Single-culture growth of signal-blind P. aeruginosa strains. Growth of the wild-type (black), lasR (dark gray), rhlR (light gray) and pqsR (open) strains in M9-CAA and in M9-caseinate media (circle and square symbols, respectively). Error bars indicate s.d. of the mean of three replicates, and are too small to be visible in some cases.

Figure 4

Caseinolytic activity of signal-blind P. aeruginosa strains. Degradation of FITC-casein by the indicated strains grown in either M9-CAA (light gray bars) or M9-caseinate (dark gray bars). Data are given as the percentage of the wild type grown in M9-caseinate. Error bars indicate s.d. of the mean of three replicates. Statistical significance of the data was determined using a two-tailed unpaired t-test with ‘^*' indicating P-values <0.05. Protease production of each mutant was compared with that of the wild type in the respective media.

Figure 5

Enrichment of defined QS mutant strains in co-culture.

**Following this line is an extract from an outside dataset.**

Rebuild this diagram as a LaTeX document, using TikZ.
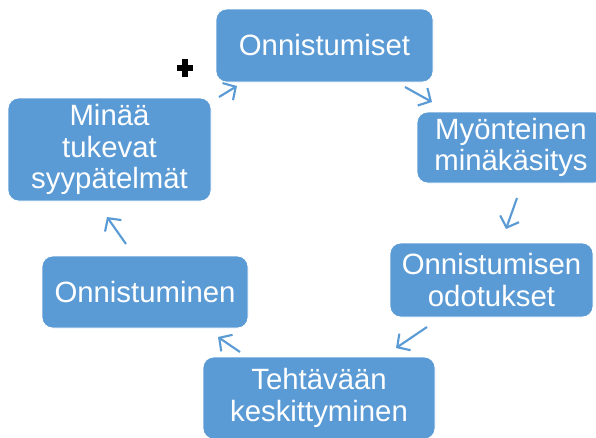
\documentclass[tikz,border=0pt]{standalone}
\usepackage{fontspec}
\setmainfont{Liberation Sans}
\usetikzlibrary{arrows.meta}
\definecolor{boxblue}{HTML}{5B9BD5}
\definecolor{arrblue}{HTML}{5B9BD5}
\tikzset{
  box/.style={rectangle, rounded corners=8pt, fill=boxblue, draw=white, line width=0.6pt,
    text=white, font=\fontsize{22}{23.5}\selectfont, align=center, inner sep=0pt},
  arr/.style={draw=arrblue, line width=1.6pt, -{Straight Barb[length=7pt,width=15pt,line width=1.6pt]}},
  plusarm/.style={line width=4.6pt}
}
\begin{document}
\begin{tikzpicture}[x=0.75pt,y=-0.75pt]
\useasboundingbox (0,0) rectangle (596,437);
\clip (0,0) rectangle (596,437);
\node[box, minimum width=162.75pt, minimum height=54.75pt] (n1) at (324.5,45.5) {Onnistumiset};
\node[box, minimum width=141pt, minimum height=53.25pt] (n2) at (511,147.5) {Myönteinen\\minäkäsitys};
\node[box, minimum width=152.25pt, minimum height=55.5pt] (n3) at (491.5,280) {Onnistumisen\\odotukset};
\node[box, minimum width=174pt, minimum height=61.5pt] (n4) at (319,398) {Tehtävään\\keskittyminen};
\node[box, minimum width=154.5pt, minimum height=54pt] (n5) at (145,292) {Onnistuminen};
\node[box, minimum width=152.25pt, minimum height=77.25pt] (n6) at (109.5,149.5) {Minää\\tukevat\\syypätelmät};
% arrow end points
\coordinate (a1s) at (405,87);  \coordinate (a1e) at (432,102);
\coordinate (a2s) at (517,198); \coordinate (a2e) at (506,229);
\coordinate (a3s) at (427,327); \coordinate (a3e) at (396,348);
\coordinate (a4s) at (240,352); \coordinate (a4e) at (218,337);
\coordinate (a5s) at (126,244); \coordinate (a5e) at (107,217);
\coordinate (a6s) at (219,97);  \coordinate (a6e) at (237,86);
\draw[arr] (a1s) -- (a1e);
\draw[arr] (a2s) -- (a2e);
\draw[arr] (a3s) -- (a3e);
\draw[arr] (a4s) -- (a4e);
\draw[arr] (a5s) -- (a5e);
\draw[arr] (a6s) -- (a6e);
% plus sign
\coordinate (plus) at (185,68);
\begin{scope}[shift={(1.5,1.5)}]
\draw[plusarm, black!35] ([xshift=-6pt]plus) -- ([xshift=6pt]plus);
\draw[plusarm, black!35] ([yshift=-6.6pt]plus) -- ([yshift=6.6pt]plus);
\end{scope}
\draw[plusarm, black] ([xshift=-6pt]plus) -- ([xshift=6pt]plus);
\draw[plusarm, black] ([yshift=-6.6pt]plus) -- ([yshift=6.6pt]plus);
\end{tikzpicture}
\end{document}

Cultures were grown in M9-CAA (light gray bars) and M9-caseinate (dark gray bars) media with initial mutant frequencies of ∼1%. Values above each bar indicate fold enrichment (the ratio of final frequency versus initial frequency). (a) The lasR or lasI mutants in wild-type co-culture. (b) The pqsR or pqsA mutants in wild-type co-culture. (c) The rhlR or rhlI mutants in wild-type co-culture. (d) The lasR, pqsR and rhlR mutants combined (each at an initial frequency of 1%) in wild-type co-culture. (e) The lasR or rhlR mutants (each at an initial frequency of 1%) in pqsR mutant co-culture. Error bars indicate s.d. of the mean of three replicates. Statistical significance of the data was determined using a two-tailed unpaired t-test, with ‘^**' indicating P-values <0.05 and ‘^*' indicating P-values <0.1. For each individual condition, the initial frequency was compared with the final frequency. For between-condition comparisons, fold change was compared. For panels a–c, brackets indicate P-values from comparisons between growth in M9-caseinate versus M9-CAA, as well as growth of the signal-blind versus signal-negative strains.

Figure 6

Frequency-dependent relative fitness of signal-blind strains. Relative fitness of (a) the lasR mutant, (b) the pqsR mutant and (c and d) the rhlR mutant calculated as the comparison of initial and final mutant frequencies (v, left panels) or as the ratio of mutant and wild-type Malthusian growth parameters (w, right panels). Data in the left panels a–c are on a double logarithmic scale and are fitted with either a power regression line (panels a and c) or an exponential regression line (panel b). Data in the right panels a–c are on a semi-logarithmic scale and are fitted with either a logarithmic regression line (panels a and c) or an exponential regression line (panel b). Panel d includes initial rhlR mutant frequencies of 90 and 99% (in addition to 1, 10 and 50%) plotted on either a semi-logarithmic scale (left) or a linear scale (right), resulting in a unimodal regression. Goodness of fit is indicated by R². Fitness trends were considered significant by one-way ANOVA (using log-transformed values for v); P-values are indicated. Assays were performed in quadruplicate.